● **Dataset content**:
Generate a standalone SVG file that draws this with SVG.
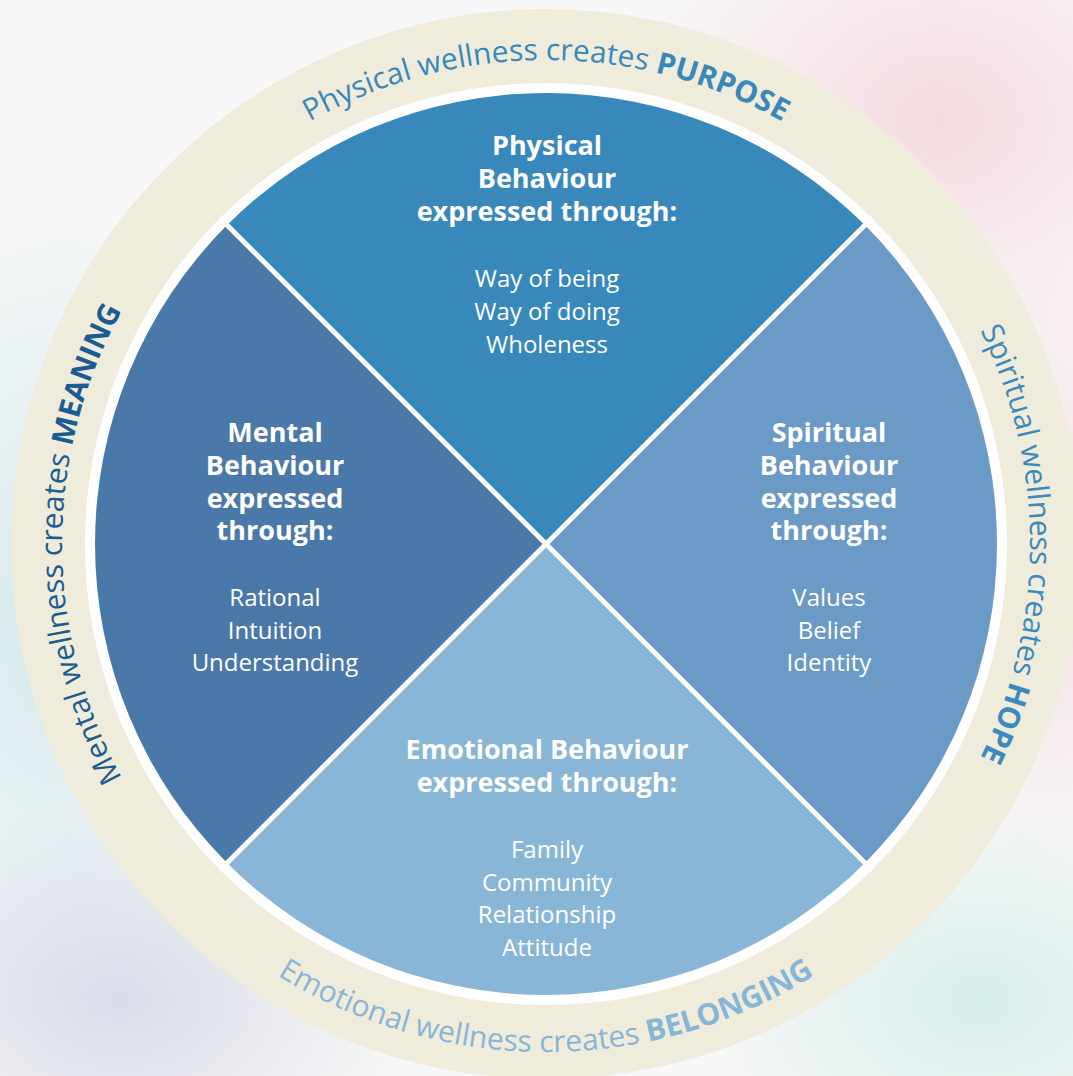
<svg xmlns="http://www.w3.org/2000/svg" width="1073" height="1076" viewBox="0 0 1073 1076">
  <defs>
    <style>
      .ring-txt { font-family: "Open Sans", "Noto Sans", "DejaVu Sans", sans-serif; font-size: 30px; font-weight: 400; }
      .ring-txt .b { font-weight: 700; }
      .head { font-family: "Open Sans", "Noto Sans", "DejaVu Sans", sans-serif; font-size: 27px; font-weight: 700; fill: #ffffff; text-anchor: middle; }
      .item { font-family: "Open Sans", "Noto Sans", "DejaVu Sans", sans-serif; font-size: 24px; font-weight: 400; fill: #ffffff; text-anchor: middle; }
    </style>
    <radialGradient id="bgPink" cx="0.5" cy="0.5" r="0.5">
      <stop offset="0" stop-color="#f4d6dc" stop-opacity="0.85"/>
      <stop offset="1" stop-color="#f4d6dc" stop-opacity="0"/>
    </radialGradient>
    <radialGradient id="bgCyan" cx="0.5" cy="0.5" r="0.5">
      <stop offset="0" stop-color="#cfe7ec" stop-opacity="0.9"/>
      <stop offset="1" stop-color="#cfe7ec" stop-opacity="0"/>
    </radialGradient>
    <radialGradient id="bgGrey" cx="0.5" cy="0.5" r="0.5">
      <stop offset="0" stop-color="#d6d9e6" stop-opacity="0.9"/>
      <stop offset="1" stop-color="#d6d9e6" stop-opacity="0"/>
    </radialGradient>
    <radialGradient id="bgMint" cx="0.5" cy="0.5" r="0.5">
      <stop offset="0" stop-color="#d3ece9" stop-opacity="0.9"/>
      <stop offset="1" stop-color="#d3ece9" stop-opacity="0"/>
    </radialGradient>
    <path id="arcTop" d="M 62 544 A 484 484 0 0 1 1030 544"/>
    <path id="arcLeft" d="M 546 1028 A 484 484 0 0 1 546 60"/>
    <path id="arcRight" d="M 546 60 A 484 484 0 0 1 546 1028"/>
    <path id="arcBottom" d="M 38 544 A 508 508 0 0 0 1054 544"/>
  </defs>

  <!-- background wash -->
  <rect x="0" y="0" width="1073" height="1076" fill="#f8f8f8"/>
  <ellipse cx="940" cy="120" rx="320" ry="260" fill="url(#bgPink)"/>
  <ellipse cx="60" cy="620" rx="240" ry="420" fill="url(#bgCyan)"/>
  <ellipse cx="120" cy="1000" rx="300" ry="200" fill="url(#bgGrey)"/>
  <ellipse cx="980" cy="1000" rx="280" ry="200" fill="url(#bgMint)"/>
  <ellipse cx="1040" cy="560" rx="160" ry="300" fill="url(#bgPink)"/>

  <!-- outer ring -->
  <circle cx="546" cy="544" r="535" fill="#f0ecdc"/>
  <circle cx="546" cy="544" r="461" fill="#ffffff"/>

  <g id="ring-labels">
    <text class="ring-txt" fill="#3888bc"><textPath href="#arcTop" startOffset="50%" text-anchor="middle">Physical wellness creates <tspan class="b">PURPOSE</tspan></textPath></text>
    <text class="ring-txt" fill="#1b5d93"><textPath href="#arcLeft" startOffset="50%" text-anchor="middle">Mental wellness creates <tspan class="b">MEANING</tspan></textPath></text>
    <text class="ring-txt" fill="#3a89bf"><textPath href="#arcRight" startOffset="50%" text-anchor="middle">Spiritual wellness creates <tspan class="b">HOPE</tspan></textPath></text>
    <text class="ring-txt" fill="#86b5d7"><textPath href="#arcBottom" startOffset="50%" text-anchor="middle">Emotional wellness creates <tspan class="b">BELONGING</tspan></textPath></text>
  </g>

  <g id="physical">
    <path d="M 546 544 L 227.1 225.1 A 451 451 0 0 1 864.9 225.1 Z" fill="#3888bc"/>
    <text class="head" x="547" y="155">Physical</text>
    <text class="head" x="547" y="188">Behaviour</text>
    <text class="head" x="547" y="221">expressed through:</text>
    <text class="item" x="547" y="287">Way of being</text>
    <text class="item" x="547" y="320">Way of doing</text>
    <text class="item" x="547" y="353">Wholeness</text>
  </g>

  <g id="spiritual">
    <path d="M 546 544 L 864.9 225.1 A 451 451 0 0 1 864.9 862.9 Z" fill="#6a9ac5"/>
    <text class="head" x="829" y="442">Spiritual</text>
    <text class="head" x="829" y="475">Behaviour</text>
    <text class="head" x="829" y="508">expressed</text>
    <text class="head" x="829" y="540">through:</text>
    <text class="item" x="829" y="606">Values</text>
    <text class="item" x="829" y="639">Belief</text>
    <text class="item" x="829" y="671">Identity</text>
  </g>

  <g id="emotional">
    <path d="M 546 544 L 864.9 862.9 A 451 451 0 0 1 227.1 862.9 Z" fill="#89b6d6"/>
    <text class="head" x="547" y="759">Emotional Behaviour</text>
    <text class="head" x="547" y="792">expressed through:</text>
    <text class="item" x="547" y="858">Family</text>
    <text class="item" x="547" y="891">Community</text>
    <text class="item" x="547" y="923">Relationship</text>
    <text class="item" x="547" y="956">Attitude</text>
  </g>

  <g id="mental">
    <path d="M 546 544 L 227.1 862.9 A 451 451 0 0 1 227.1 225.1 Z" fill="#4a78a8"/>
    <text class="head" x="275" y="442">Mental</text>
    <text class="head" x="275" y="475">Behaviour</text>
    <text class="head" x="275" y="508">expressed</text>
    <text class="head" x="275" y="540">through:</text>
    <text class="item" x="275" y="606">Rational</text>
    <text class="item" x="275" y="639">Intuition</text>
    <text class="item" x="275" y="671">Understanding</text>
  </g>

  <g id="connectors" stroke="#ffffff" stroke-width="5" stroke-linecap="butt">
    <line x1="220" y1="218" x2="872" y2="870"/>
    <line x1="872" y1="218" x2="220" y2="870"/>
  </g>
</svg>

● **What to produce**: Repeat the data exactly in full, omitting its pictures.

● **Output**:
Generate a standalone SVG file that draws this with SVG.
<svg xmlns="http://www.w3.org/2000/svg" width="1073" height="1076" viewBox="0 0 1073 1076">
  <defs>
    <style>
      .ring-txt { font-family: "Open Sans", "Noto Sans", "DejaVu Sans", sans-serif; font-size: 30px; font-weight: 400; }
      .ring-txt .b { font-weight: 700; }
      .head { font-family: "Open Sans", "Noto Sans", "DejaVu Sans", sans-serif; font-size: 27px; font-weight: 700; fill: #ffffff; text-anchor: middle; }
      .item { font-family: "Open Sans", "Noto Sans", "DejaVu Sans", sans-serif; font-size: 24px; font-weight: 400; fill: #ffffff; text-anchor: middle; }
    </style>
    <radialGradient id="bgPink" cx="0.5" cy="0.5" r="0.5">
      <stop offset="0" stop-color="#f4d6dc" stop-opacity="0.85"/>
      <stop offset="1" stop-color="#f4d6dc" stop-opacity="0"/>
    </radialGradient>
    <radialGradient id="bgCyan" cx="0.5" cy="0.5" r="0.5">
      <stop offset="0" stop-color="#cfe7ec" stop-opacity="0.9"/>
      <stop offset="1" stop-color="#cfe7ec" stop-opacity="0"/>
    </radialGradient>
    <radialGradient id="bgGrey" cx="0.5" cy="0.5" r="0.5">
      <stop offset="0" stop-color="#d6d9e6" stop-opacity="0.9"/>
      <stop offset="1" stop-color="#d6d9e6" stop-opacity="0"/>
    </radialGradient>
    <radialGradient id="bgMint" cx="0.5" cy="0.5" r="0.5">
      <stop offset="0" stop-color="#d3ece9" stop-opacity="0.9"/>
      <stop offset="1" stop-color="#d3ece9" stop-opacity="0"/>
    </radialGradient>
    <path id="arcTop" d="M 62 544 A 484 484 0 0 1 1030 544"/>
    <path id="arcLeft" d="M 546 1028 A 484 484 0 0 1 546 60"/>
    <path id="arcRight" d="M 546 60 A 484 484 0 0 1 546 1028"/>
    <path id="arcBottom" d="M 38 544 A 508 508 0 0 0 1054 544"/>
  </defs>

  <!-- background wash -->
  <rect x="0" y="0" width="1073" height="1076" fill="#f8f8f8"/>
  <ellipse cx="940" cy="120" rx="320" ry="260" fill="url(#bgPink)"/>
  <ellipse cx="60" cy="620" rx="240" ry="420" fill="url(#bgCyan)"/>
  <ellipse cx="120" cy="1000" rx="300" ry="200" fill="url(#bgGrey)"/>
  <ellipse cx="980" cy="1000" rx="280" ry="200" fill="url(#bgMint)"/>
  <ellipse cx="1040" cy="560" rx="160" ry="300" fill="url(#bgPink)"/>

  <!-- outer ring -->
  <circle cx="546" cy="544" r="535" fill="#f0ecdc"/>
  <circle cx="546" cy="544" r="461" fill="#ffffff"/>

  <g id="ring-labels">
    <text class="ring-txt" fill="#3888bc"><textPath href="#arcTop" startOffset="50%" text-anchor="middle">Physical wellness creates <tspan class="b">PURPOSE</tspan></textPath></text>
    <text class="ring-txt" fill="#1b5d93"><textPath href="#arcLeft" startOffset="50%" text-anchor="middle">Mental wellness creates <tspan class="b">MEANING</tspan></textPath></text>
    <text class="ring-txt" fill="#3a89bf"><textPath href="#arcRight" startOffset="50%" text-anchor="middle">Spiritual wellness creates <tspan class="b">HOPE</tspan></textPath></text>
    <text class="ring-txt" fill="#86b5d7"><textPath href="#arcBottom" startOffset="50%" text-anchor="middle">Emotional wellness creates <tspan class="b">BELONGING</tspan></textPath></text>
  </g>

  <g id="physical">
    <path d="M 546 544 L 227.1 225.1 A 451 451 0 0 1 864.9 225.1 Z" fill="#3888bc"/>
    <text class="head" x="547" y="155">Physical</text>
    <text class="head" x="547" y="188">Behaviour</text>
    <text class="head" x="547" y="221">expressed through:</text>
    <text class="item" x="547" y="287">Way of being</text>
    <text class="item" x="547" y="320">Way of doing</text>
    <text class="item" x="547" y="353">Wholeness</text>
  </g>

  <g id="spiritual">
    <path d="M 546 544 L 864.9 225.1 A 451 451 0 0 1 864.9 862.9 Z" fill="#6a9ac5"/>
    <text class="head" x="829" y="442">Spiritual</text>
    <text class="head" x="829" y="475">Behaviour</text>
    <text class="head" x="829" y="508">expressed</text>
    <text class="head" x="829" y="540">through:</text>
    <text class="item" x="829" y="606">Values</text>
    <text class="item" x="829" y="639">Belief</text>
    <text class="item" x="829" y="671">Identity</text>
  </g>

  <g id="emotional">
    <path d="M 546 544 L 864.9 862.9 A 451 451 0 0 1 227.1 862.9 Z" fill="#89b6d6"/>
    <text class="head" x="547" y="759">Emotional Behaviour</text>
    <text class="head" x="547" y="792">expressed through:</text>
    <text class="item" x="547" y="858">Family</text>
    <text class="item" x="547" y="891">Community</text>
    <text class="item" x="547" y="923">Relationship</text>
    <text class="item" x="547" y="956">Attitude</text>
  </g>

  <g id="mental">
    <path d="M 546 544 L 227.1 862.9 A 451 451 0 0 1 227.1 225.1 Z" fill="#4a78a8"/>
    <text class="head" x="275" y="442">Mental</text>
    <text class="head" x="275" y="475">Behaviour</text>
    <text class="head" x="275" y="508">expressed</text>
    <text class="head" x="275" y="540">through:</text>
    <text class="item" x="275" y="606">Rational</text>
    <text class="item" x="275" y="639">Intuition</text>
    <text class="item" x="275" y="671">Understanding</text>
  </g>

  <g id="connectors" stroke="#ffffff" stroke-width="5" stroke-linecap="butt">
    <line x1="220" y1="218" x2="872" y2="870"/>
    <line x1="872" y1="218" x2="220" y2="870"/>
  </g>
</svg>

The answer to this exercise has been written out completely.